§ Written problem
Copy nothing but the stretch that opens with the line containing "Clone this chart" and closes with the line containing "import * as d3 from 'd3';". Keep pictures out.

§ Data to use
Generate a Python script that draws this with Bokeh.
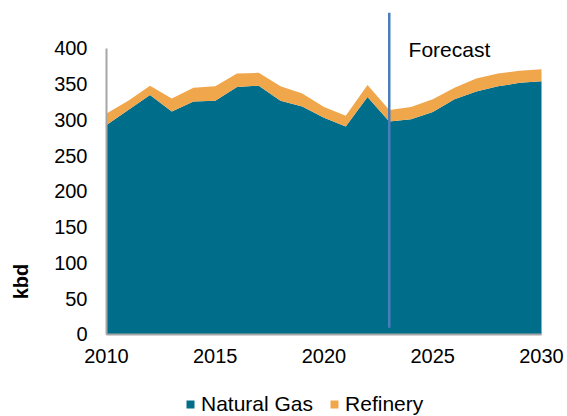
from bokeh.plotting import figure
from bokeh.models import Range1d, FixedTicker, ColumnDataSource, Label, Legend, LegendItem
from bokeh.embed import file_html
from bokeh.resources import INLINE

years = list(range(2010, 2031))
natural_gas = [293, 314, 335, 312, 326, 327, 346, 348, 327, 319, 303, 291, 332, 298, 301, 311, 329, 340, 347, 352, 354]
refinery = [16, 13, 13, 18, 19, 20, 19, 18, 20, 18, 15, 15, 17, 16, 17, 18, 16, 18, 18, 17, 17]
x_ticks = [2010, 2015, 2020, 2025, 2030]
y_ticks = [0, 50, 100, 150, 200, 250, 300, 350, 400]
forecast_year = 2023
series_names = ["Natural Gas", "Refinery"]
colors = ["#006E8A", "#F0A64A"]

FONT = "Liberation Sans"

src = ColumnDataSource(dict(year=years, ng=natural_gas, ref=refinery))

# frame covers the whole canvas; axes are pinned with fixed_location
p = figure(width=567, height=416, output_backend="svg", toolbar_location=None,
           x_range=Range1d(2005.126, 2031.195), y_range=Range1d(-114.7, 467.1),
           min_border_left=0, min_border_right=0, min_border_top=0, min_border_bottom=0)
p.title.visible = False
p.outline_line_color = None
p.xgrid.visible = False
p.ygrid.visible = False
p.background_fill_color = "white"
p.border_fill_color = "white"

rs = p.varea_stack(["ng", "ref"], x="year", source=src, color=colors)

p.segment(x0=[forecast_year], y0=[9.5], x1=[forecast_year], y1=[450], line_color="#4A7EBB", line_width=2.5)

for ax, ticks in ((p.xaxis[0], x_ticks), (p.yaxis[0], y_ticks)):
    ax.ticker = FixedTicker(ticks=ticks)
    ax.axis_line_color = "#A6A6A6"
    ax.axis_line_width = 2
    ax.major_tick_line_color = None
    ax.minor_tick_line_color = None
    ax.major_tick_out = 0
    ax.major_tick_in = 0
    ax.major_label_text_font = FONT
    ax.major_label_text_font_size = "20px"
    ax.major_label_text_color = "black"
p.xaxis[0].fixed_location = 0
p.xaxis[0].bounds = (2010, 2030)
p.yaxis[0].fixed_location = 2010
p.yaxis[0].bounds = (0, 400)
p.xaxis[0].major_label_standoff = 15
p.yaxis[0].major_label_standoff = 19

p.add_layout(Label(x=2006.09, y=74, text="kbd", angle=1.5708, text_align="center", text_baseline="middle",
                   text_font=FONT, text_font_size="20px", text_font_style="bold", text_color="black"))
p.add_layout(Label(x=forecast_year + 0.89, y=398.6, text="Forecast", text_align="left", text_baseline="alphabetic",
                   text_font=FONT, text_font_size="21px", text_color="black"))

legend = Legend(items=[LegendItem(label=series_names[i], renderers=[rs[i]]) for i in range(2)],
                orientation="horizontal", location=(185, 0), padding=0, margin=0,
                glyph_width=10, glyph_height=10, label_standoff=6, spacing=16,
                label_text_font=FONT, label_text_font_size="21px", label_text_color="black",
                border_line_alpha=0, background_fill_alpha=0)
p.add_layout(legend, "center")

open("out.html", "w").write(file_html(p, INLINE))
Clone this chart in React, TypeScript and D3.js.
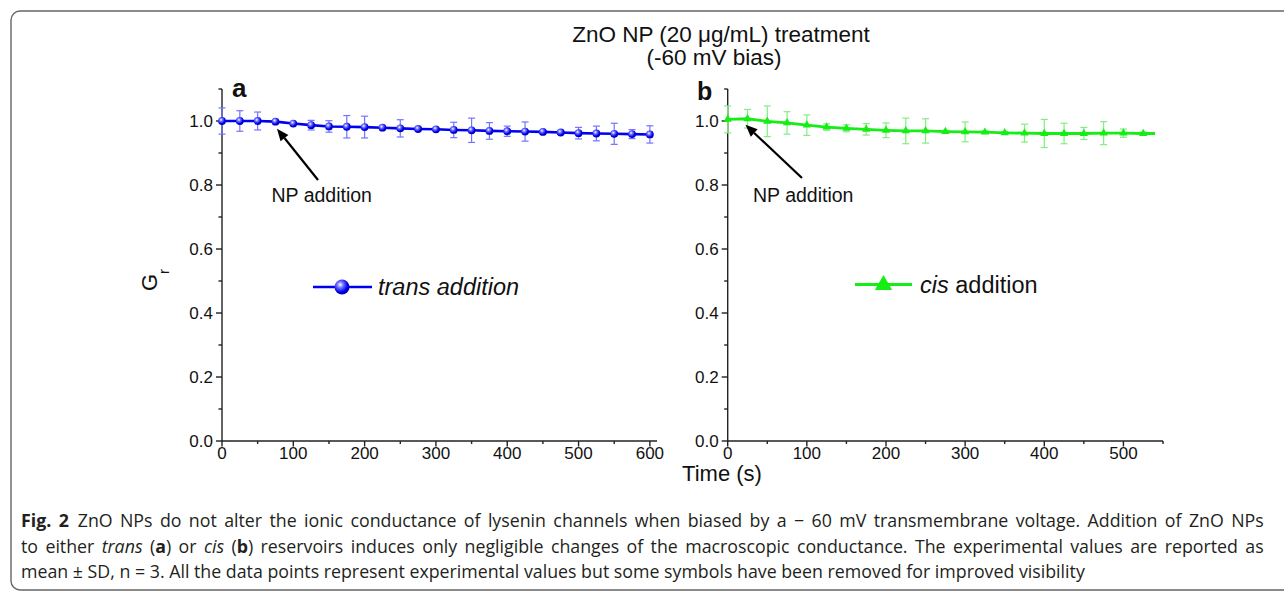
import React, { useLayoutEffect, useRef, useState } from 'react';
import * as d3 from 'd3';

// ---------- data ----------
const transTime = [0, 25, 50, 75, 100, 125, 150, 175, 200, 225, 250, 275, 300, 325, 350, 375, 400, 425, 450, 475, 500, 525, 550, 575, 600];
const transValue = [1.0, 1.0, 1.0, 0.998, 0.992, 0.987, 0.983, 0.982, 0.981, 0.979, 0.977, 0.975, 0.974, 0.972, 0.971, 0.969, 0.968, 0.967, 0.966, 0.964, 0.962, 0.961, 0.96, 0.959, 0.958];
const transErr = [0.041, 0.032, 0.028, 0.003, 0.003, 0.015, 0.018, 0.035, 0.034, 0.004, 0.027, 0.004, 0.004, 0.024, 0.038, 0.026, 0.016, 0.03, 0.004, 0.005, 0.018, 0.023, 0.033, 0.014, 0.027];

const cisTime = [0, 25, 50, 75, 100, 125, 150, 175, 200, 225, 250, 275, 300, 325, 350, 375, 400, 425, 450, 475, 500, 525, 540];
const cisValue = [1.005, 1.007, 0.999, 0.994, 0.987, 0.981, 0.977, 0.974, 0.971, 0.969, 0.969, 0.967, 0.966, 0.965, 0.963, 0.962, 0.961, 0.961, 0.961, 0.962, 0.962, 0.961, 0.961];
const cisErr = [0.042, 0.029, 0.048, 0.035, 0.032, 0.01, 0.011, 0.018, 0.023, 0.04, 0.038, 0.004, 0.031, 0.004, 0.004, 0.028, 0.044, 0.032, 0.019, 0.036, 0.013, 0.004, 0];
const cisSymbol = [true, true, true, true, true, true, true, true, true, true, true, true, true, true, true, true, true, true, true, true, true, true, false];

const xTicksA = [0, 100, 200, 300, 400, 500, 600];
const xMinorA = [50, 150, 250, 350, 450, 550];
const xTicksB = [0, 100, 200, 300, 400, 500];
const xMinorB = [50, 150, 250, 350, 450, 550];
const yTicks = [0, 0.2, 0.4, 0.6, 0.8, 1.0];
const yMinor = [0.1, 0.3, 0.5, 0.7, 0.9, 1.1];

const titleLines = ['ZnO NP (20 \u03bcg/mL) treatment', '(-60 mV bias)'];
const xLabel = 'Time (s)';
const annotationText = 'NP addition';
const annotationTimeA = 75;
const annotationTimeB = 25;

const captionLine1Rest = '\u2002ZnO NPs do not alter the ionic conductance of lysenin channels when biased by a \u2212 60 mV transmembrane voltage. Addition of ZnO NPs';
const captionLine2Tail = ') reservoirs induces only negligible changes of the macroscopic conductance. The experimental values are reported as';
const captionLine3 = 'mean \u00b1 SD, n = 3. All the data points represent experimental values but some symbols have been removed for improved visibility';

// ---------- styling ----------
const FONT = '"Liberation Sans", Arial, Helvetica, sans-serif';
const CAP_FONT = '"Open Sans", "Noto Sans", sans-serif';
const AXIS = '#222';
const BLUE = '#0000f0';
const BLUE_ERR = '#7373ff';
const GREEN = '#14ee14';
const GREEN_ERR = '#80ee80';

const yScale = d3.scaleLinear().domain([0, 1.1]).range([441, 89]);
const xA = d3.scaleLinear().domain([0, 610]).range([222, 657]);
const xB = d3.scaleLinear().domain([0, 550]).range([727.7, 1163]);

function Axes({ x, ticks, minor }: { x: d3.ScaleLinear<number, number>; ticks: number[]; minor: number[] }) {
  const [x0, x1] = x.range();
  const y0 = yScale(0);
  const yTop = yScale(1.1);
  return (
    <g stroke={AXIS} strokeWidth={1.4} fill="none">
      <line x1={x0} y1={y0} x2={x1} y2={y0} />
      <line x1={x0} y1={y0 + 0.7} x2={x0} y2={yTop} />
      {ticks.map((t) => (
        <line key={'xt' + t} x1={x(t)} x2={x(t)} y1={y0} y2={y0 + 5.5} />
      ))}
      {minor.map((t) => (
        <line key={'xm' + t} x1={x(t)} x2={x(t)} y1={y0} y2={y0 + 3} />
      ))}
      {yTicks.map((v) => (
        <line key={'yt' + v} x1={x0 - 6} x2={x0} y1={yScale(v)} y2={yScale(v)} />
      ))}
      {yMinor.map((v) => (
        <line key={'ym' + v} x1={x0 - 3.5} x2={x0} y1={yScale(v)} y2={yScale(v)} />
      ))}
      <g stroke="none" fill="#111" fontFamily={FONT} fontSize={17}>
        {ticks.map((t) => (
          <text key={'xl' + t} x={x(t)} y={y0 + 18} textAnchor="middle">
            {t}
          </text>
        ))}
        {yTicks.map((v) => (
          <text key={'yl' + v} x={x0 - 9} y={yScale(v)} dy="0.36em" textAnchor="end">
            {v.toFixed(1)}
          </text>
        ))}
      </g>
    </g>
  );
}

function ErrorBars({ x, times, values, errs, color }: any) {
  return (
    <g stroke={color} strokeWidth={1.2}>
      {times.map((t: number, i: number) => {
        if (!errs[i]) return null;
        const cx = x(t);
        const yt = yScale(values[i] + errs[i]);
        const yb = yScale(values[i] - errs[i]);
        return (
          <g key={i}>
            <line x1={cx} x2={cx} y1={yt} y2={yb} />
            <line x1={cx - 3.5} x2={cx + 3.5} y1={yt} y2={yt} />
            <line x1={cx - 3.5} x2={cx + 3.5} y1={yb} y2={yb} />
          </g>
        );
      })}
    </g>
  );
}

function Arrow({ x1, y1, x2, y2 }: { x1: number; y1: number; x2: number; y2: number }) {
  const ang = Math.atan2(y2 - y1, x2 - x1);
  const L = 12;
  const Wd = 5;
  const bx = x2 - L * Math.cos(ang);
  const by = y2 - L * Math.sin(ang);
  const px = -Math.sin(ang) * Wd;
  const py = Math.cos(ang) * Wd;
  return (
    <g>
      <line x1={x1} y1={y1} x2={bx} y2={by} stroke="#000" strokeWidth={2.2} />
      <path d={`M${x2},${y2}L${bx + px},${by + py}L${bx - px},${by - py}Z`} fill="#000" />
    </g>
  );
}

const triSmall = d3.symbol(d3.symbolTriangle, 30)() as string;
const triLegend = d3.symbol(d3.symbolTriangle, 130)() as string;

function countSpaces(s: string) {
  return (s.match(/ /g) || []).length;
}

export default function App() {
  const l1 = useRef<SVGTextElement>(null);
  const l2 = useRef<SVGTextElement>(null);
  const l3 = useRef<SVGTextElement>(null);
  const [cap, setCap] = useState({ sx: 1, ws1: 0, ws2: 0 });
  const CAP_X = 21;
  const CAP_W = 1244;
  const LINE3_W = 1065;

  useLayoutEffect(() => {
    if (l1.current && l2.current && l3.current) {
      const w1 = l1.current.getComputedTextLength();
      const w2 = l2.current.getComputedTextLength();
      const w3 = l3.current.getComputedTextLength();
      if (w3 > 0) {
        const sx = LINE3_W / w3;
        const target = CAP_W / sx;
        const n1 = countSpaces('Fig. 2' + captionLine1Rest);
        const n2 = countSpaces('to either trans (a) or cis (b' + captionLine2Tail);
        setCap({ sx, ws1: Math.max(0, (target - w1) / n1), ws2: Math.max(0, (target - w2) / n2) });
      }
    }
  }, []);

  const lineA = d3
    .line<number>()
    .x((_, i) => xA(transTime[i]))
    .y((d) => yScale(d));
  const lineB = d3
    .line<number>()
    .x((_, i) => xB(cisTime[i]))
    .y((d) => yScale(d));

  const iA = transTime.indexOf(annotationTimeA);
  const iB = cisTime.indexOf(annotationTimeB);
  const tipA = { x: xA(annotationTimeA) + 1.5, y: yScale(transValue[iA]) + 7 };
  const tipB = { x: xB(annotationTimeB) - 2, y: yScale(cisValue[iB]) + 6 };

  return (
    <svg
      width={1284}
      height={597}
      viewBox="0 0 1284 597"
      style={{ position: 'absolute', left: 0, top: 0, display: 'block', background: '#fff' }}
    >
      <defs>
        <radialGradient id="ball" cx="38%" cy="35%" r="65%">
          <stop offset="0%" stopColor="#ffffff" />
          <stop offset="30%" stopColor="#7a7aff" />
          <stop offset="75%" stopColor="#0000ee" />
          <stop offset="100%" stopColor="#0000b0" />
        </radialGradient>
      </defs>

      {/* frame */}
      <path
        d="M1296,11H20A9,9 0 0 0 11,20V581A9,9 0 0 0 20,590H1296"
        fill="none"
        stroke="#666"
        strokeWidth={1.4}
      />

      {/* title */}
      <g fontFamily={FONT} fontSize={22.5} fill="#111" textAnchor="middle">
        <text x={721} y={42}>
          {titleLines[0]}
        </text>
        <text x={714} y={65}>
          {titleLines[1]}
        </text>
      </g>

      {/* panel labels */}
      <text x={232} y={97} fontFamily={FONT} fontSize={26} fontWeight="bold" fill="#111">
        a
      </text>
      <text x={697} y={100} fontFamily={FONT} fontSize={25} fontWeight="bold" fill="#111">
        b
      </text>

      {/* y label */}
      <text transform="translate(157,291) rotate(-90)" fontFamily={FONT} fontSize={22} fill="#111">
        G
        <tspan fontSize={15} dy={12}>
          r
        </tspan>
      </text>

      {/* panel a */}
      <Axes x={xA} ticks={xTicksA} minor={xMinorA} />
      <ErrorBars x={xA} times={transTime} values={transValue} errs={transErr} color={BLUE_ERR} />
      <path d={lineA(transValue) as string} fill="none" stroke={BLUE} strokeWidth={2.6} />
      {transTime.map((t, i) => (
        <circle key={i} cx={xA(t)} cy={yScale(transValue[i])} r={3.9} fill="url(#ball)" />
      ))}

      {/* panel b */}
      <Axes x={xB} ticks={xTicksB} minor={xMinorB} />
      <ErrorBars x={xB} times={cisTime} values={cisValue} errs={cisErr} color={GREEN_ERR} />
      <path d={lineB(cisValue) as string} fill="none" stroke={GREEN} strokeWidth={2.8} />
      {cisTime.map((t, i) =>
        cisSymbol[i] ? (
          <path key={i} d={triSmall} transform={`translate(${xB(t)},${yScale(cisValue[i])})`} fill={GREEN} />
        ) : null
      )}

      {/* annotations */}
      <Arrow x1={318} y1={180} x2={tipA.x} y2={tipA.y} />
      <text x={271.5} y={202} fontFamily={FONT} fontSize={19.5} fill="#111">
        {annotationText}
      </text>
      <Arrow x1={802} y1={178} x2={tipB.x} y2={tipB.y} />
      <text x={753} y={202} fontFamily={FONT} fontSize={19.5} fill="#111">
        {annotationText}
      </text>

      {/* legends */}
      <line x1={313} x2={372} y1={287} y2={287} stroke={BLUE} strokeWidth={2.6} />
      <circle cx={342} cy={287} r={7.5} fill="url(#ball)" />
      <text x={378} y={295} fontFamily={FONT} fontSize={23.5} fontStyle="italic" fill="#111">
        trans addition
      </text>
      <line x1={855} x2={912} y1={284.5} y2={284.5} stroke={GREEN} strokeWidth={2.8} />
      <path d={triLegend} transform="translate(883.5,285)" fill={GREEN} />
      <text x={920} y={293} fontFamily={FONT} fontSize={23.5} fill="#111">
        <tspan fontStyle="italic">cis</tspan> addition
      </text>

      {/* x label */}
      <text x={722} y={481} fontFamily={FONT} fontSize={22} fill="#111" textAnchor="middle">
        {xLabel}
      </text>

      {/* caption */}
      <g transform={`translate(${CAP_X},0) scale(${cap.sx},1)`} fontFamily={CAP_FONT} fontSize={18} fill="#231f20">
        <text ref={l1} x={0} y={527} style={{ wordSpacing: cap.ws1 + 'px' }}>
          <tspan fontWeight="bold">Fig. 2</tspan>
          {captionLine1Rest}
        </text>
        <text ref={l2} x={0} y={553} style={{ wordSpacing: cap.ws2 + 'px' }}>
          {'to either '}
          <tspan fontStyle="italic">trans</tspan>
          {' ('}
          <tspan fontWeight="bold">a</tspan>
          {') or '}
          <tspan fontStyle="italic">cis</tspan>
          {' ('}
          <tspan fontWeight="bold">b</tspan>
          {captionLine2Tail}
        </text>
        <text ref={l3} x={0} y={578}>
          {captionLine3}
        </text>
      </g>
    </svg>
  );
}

§ Solution for this problem
Clone this chart in React, TypeScript and D3.js.
import React, { useLayoutEffect, useRef, useState } from 'react';
import * as d3 from 'd3';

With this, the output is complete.